28.6.06

acerca do liberalismo e relações internacionais

O Bruno Cardoso Reis envolveu-se (sem se querer envolver...) numa polémica sobre o que poderá eventualmente ser uma (ou várias) visão liberal das Relações Internacionais. Com essa intenção parametrizou as posições dominantes nessa disciplina científica nas Escolas Clássica (ou realista), Neo-Clássica (ou neo-realista), Liberal e Neo-Liberal (tratando-se, aqui, do «liberalismo» norte-americano e não propriamente o liberalismo clássico), e nalguns autores com maior expressão, entre eles os inevitáveis Morgenthau, Keohane, Nye, Waltz e Wendt. Termina com algumas conclusões interessantes, a saber: que o Estado é um resultado inevitável da actividade humana; que a cooperação internacional é um pressuposto da liberdade de comércio; que o federalismo é um fundamento do liberalismo, e, por fim, que o realismo político não pode prescindir do Estado absolutista e do mercantilismo económico. Embora reconheça que algumas destas conclusões denunciam um esforço significativo de aproximação ao liberalismo por parte de uma certa esquerda inteligente, de que o Bruno Cardoso Reis é, sem dúvida, um dos melhores intérpretes, outras são motivo de desilusão. Vejamos porquê.

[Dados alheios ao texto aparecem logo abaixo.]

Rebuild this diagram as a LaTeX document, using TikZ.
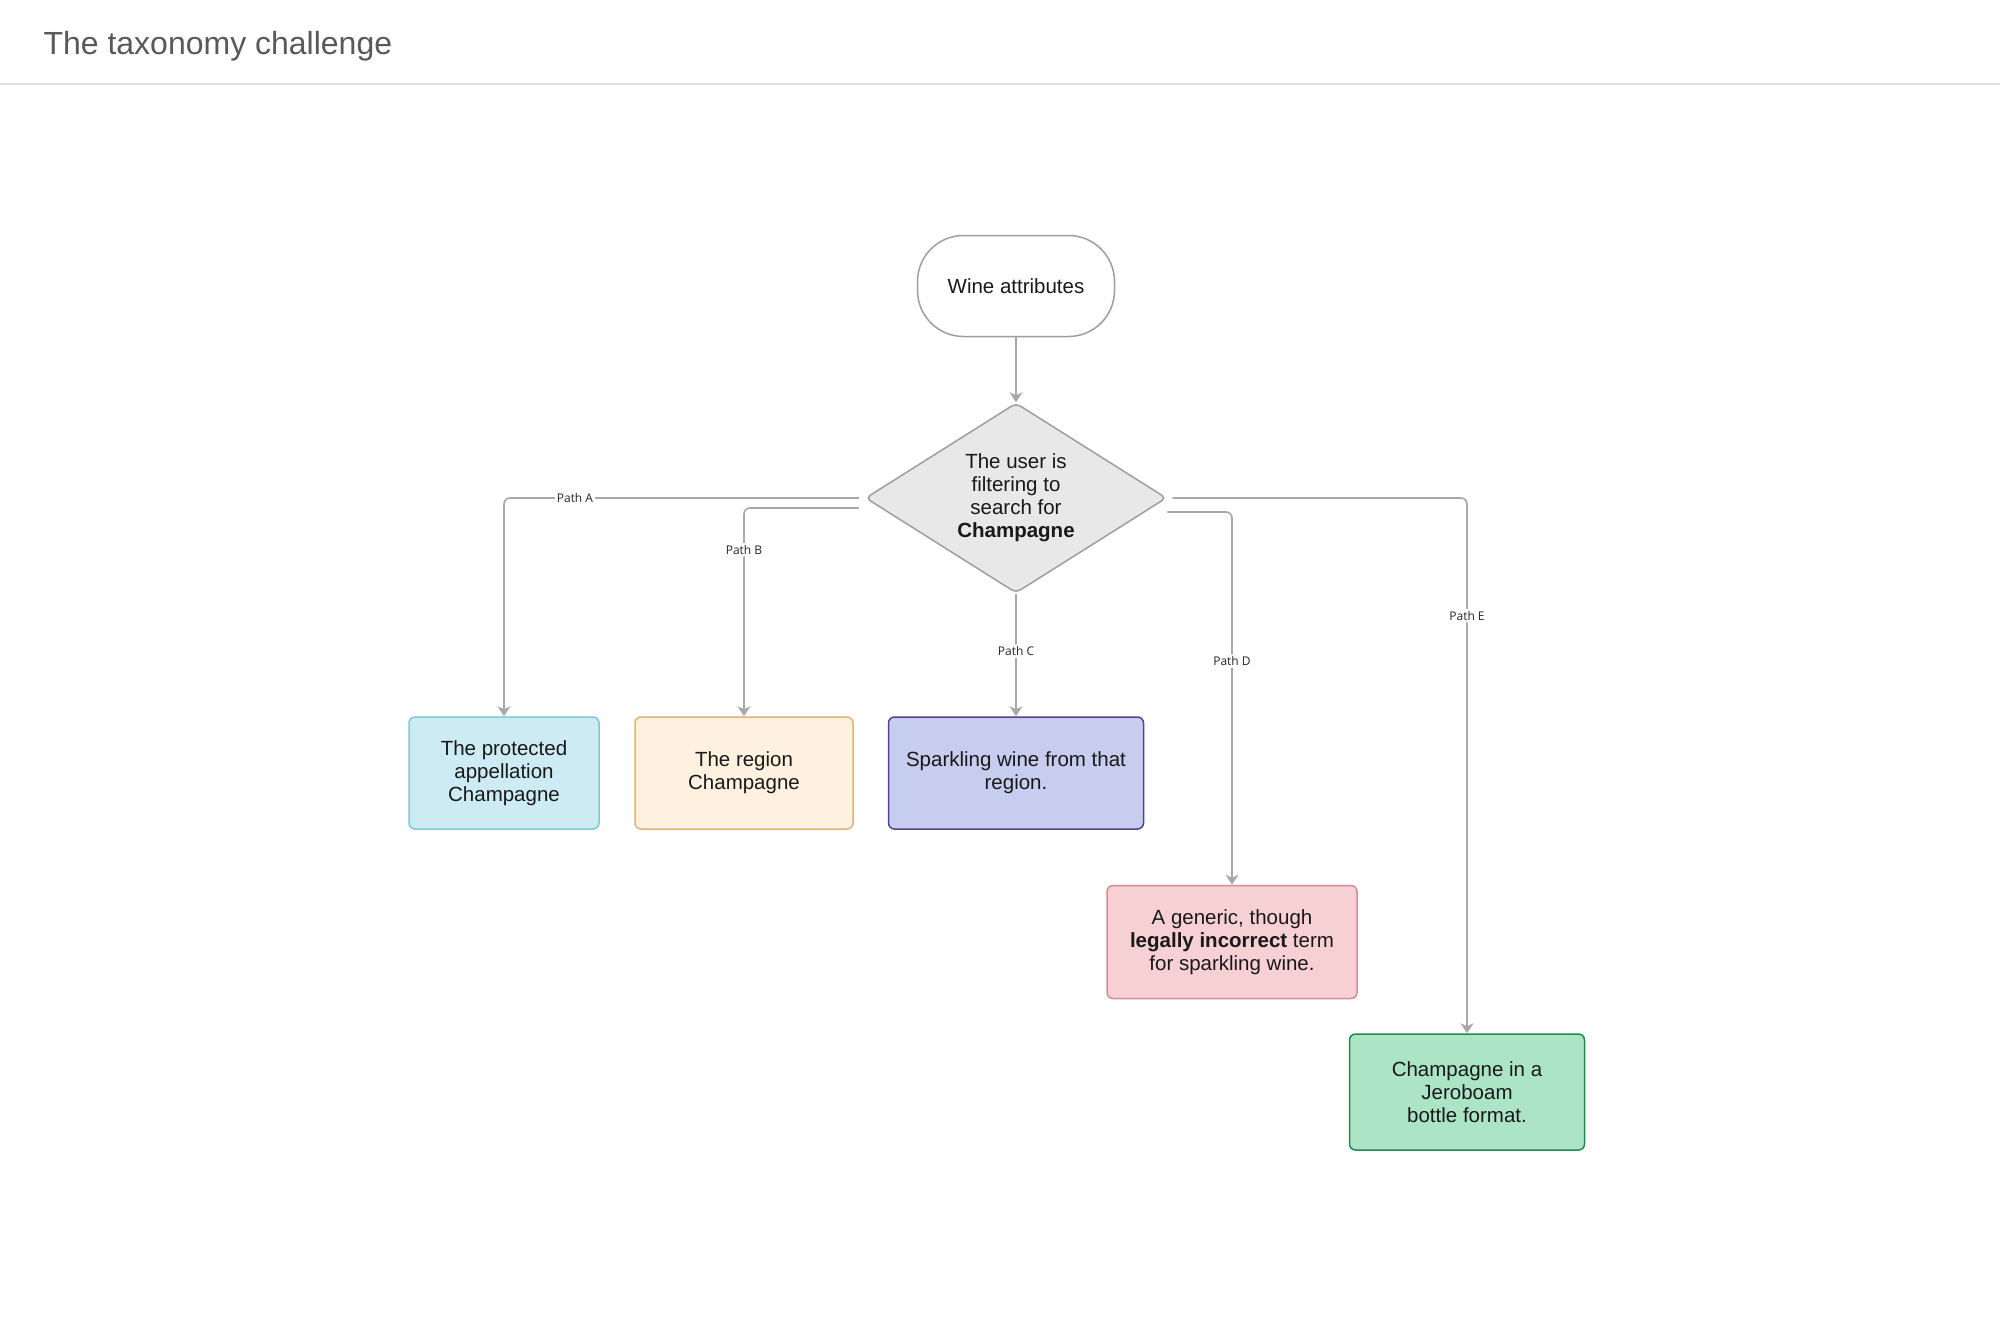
\documentclass[tikz,border=0pt]{standalone}
\usepackage{fontspec}
\setmainfont{Liberation Sans}
\newfontfamily\pathfont{Open Sans}
\usepackage{tikz}
\usepackage{xcolor}
\usetikzlibrary{shapes.geometric,arrows.meta}

\definecolor{titlegray}{HTML}{5A5858}
\definecolor{rulegray}{HTML}{DEDEDE}
\definecolor{linegray}{HTML}{A8A8A8}
\definecolor{shapegray}{HTML}{9E9E9E}
\definecolor{queryfill}{HTML}{E8E8E8}
\definecolor{protectedfill}{HTML}{CDEBF3}
\definecolor{protectedline}{HTML}{7EC8D8}
\definecolor{regionfill}{HTML}{FEF1DF}
\definecolor{regionline}{HTML}{E0B374}
\definecolor{sparklingfill}{HTML}{C7CDEE}
\definecolor{sparklingline}{HTML}{57418F}
\definecolor{genericfill}{HTML}{F6D0D2}
\definecolor{genericline}{HTML}{CF8E92}
\definecolor{jeroboamfill}{HTML}{ACE5C6}
\definecolor{jeroboamline}{HTML}{1E8A50}

\begin{document}
\begin{tikzpicture}[x=1pt, y=-1pt, font=\fontsize{20.5}{23}\selectfont,
  box/.style={draw, line width=1.5pt, rounded corners=6pt, align=center, inner sep=0pt, text=black!90},
  conn/.style={draw=linegray, line width=1.6pt, rounded corners=6pt, -{Stealth[length=10pt,width=13pt,inset=3pt]}},
  pathlbl/.style={fill=white, inner sep=2pt, text=black!85, font=\pathfont\fontsize{12}{14}\selectfont}]
\useasboundingbox (0,0) rectangle (2000,1333);
\node[anchor=base west, text=titlegray, font=\fontsize{32}{38}\selectfont] (title) at (40,54) {The taxonomy challenge};
\draw[rulegray, line width=1.5pt] (0,84) -- (2000,84);

\node[box, draw=shapegray, fill=white, rounded corners=46pt, minimum width=197pt, minimum height=101pt] (start) at (1016,286) {Wine attributes};
\node[box, diamond, aspect=1.6, draw=shapegray, fill=queryfill, rounded corners=5pt, minimum width=301pt, minimum height=190pt] (query) at (1016,498)
  {The user is\\filtering to\\search for\\\textbf{Champagne}};

\foreach \nm/\x/\y/\w/\h/\txt in {protected/504/773/190/112/{The protected\\appellation\\Champagne},
  region/744/773/218/112/{The region\\Champagne}, sparkling/1016/773/255/112/{Sparkling wine from that\\region.},
  generic/1232/942/250/113/{A generic, though\\\textbf{legally incorrect} term\\for sparkling wine.},
  jeroboam/1467/1092/235/116/{Champagne in a\\Jeroboam\\bottle format.}}
{\node[box, draw=\nm line, fill=\nm fill, minimum width=\w pt, minimum height=\h pt] (\nm) at (\x,\y) {\txt}; }

\draw[conn] (start) -- (query);
\draw[conn] ([xshift=-6pt]query.west) -| node[pathlbl, pos=0.4] {Path A} (protected.north);
\draw[conn] ([xshift=-6pt,yshift=-10pt]query.west) -| node[pathlbl, pos=0.6] {Path B} (region.north);
\draw[conn] (query.south) -- node[pathlbl, pos=0.47] {Path C} (sparkling.north);
\draw[conn] ([yshift=-14pt]query.east) -| node[pathlbl, pos=0.7] {Path D} (generic.north);
\draw[conn] ([xshift=5pt]query.east) -| node[pathlbl, pos=0.61] {Path E} (jeroboam.north);
\end{tikzpicture}
\end{document}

Principiando pelo que parece pacífico, eu diria que efectivamente o liberalismo deve pugnar pelo federalismo como forma de organização política do Estado contemporâneo, admitindo que, pelo menos por enquanto, não parece possível substituir o modelo estadual por outro que seja mais conciliável com a ideia de liberdade. Se por federalismo entendermos o que Proudhon entendia, isto é, a máxima fragmentação do poder político repartindo-o por níveis de decisão mais próximos das comunidades sociologicamente reais, em necessária consonância com o princípio da subsidiariedade, aí estaremos de acordo. Muitos liberais foram assumidamente federalistas, não sendo nunca de esquecer que Lord Acton considerou-o o processo mais adequado para conter e civilizar a soberania estatal, enquanto Hayek defendeu-o como o melhor caminho para assegurar a paz na Europa Ocidental do pós-1945. Porém, se pelo federalismo quisermos a instituição de um super-Estado, com poderes centrais transferidos das partes que o compõem para um novo Estado federal, nesse caso parece que o federalismo não será um modelo liberal de distribuição do poder. No plano internacional, pode haver federalismo sem que exista um Estado federal, sendo que a União Europeia é disso (pelo menos por enquanto e espera-se que por muito tempo) um bom exemplo. Mas, para isso, torna-se necessário admitir a partilha, ou a divisibilidade, da soberania, ideia que repugna às Escolas Realista e Neo-Realista das Relações Internacionais, que continuam a ver no Estado soberano o paradigma dominante.###
A ideia de «cooperação» é, ela mesma, um pressuposto do liberalismo, seja entre os indivíduos, seja entre as suas formas de organização privadas e públicas. Quando os liberais falam em «mercado-livre» e na «mão invisível» é precisamente na ideia de cooperação livre entre os indivíduos que estão a pensar. No campo das Relações Internacionais, considerando-as redutoramente apenas como aquelas que se estabelecem entre os Estados, sempre se poderá reconhecer que o estatismo e o nacionalismo foram e são responsáveis pelos conflitos entre os povos. Por isso mesmo, não nos devemos satisfazer com a ideia de cooperação internacional apenas como as relações entre os Estados. Há outros agentes que contam, que contam cada vez mais no mundo em que vivemos, entre eles, desde logo, os próprios indivíduos, que num contexto de globalização e de comércio livre tenderão com mais facilidade a preferir a paz à guerra, e a impor a primeira sobre a segunda aos seus governos. Os liberais clássicos, entre eles inevitavelmente Smith e Ricardo, sempre viram no comércio livre o modo mais eficaz de aproximar os indivíduos, os povos e as nações. Kant, que o Bruno muito oportunamente refere, e o seu individualismo cosmopolita, também. Essa foi, de resto, a via assumidamente liberal seguida por Monnet para encetar a construção comunitária e terminar com séculos de hostilidade entre os Estados europeus ocidentais.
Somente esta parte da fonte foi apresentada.